Mortgages not preferred.
It may be regarded as the grand rule of priority among maritime liens, that they are to be paid in the inverse order of the dates at which they accrued. Liens arising on a later voyage have priority over liens of an earlier voyage, and the later in point of time which have been for the preservation or improvement of the vessel, are to be paid in the inverse order of the dates at which they accrued, the later debt being paid in full before anything is allowed to the lien of an inferior grade. The reason for this is because the loan, or service, or whatever created the later lien has tended to preserve or improve the first lien-holder in security for his lien. He is to be preferred who contributed most immediately to the preservation of the thing.
An important qualification of the rule heretofore governing the priority of maritime liens on American vessels, is made by the Ship Mortgage Act of 1920 (Merchant Marine Act, see Appendix). By this act certain mortgages which conform to its provisions are called "preferred mortgages" and are made maritime liens enforceable in admiralty.

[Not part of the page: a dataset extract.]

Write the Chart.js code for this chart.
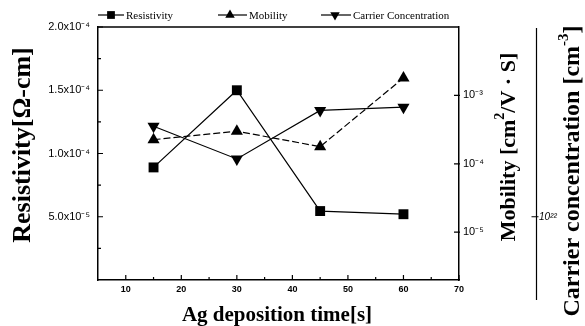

In the order of priority, a preferred mortgage lien comes next after liens arising out of tort, for wages of a stevedore when employed directly by the owner, operator, master, ship's husband, or agent of the vessel, for wages of the crew, for general average and for salvage. Liens for repairs, pilotage, towage, freight and charter hire come in subsequent to "preferred mortgages."
The subjects of liens for salvage, wages, pilotage and towage, advances, mortgages, freight and charter hire are discussed under the appropriate titles in this book.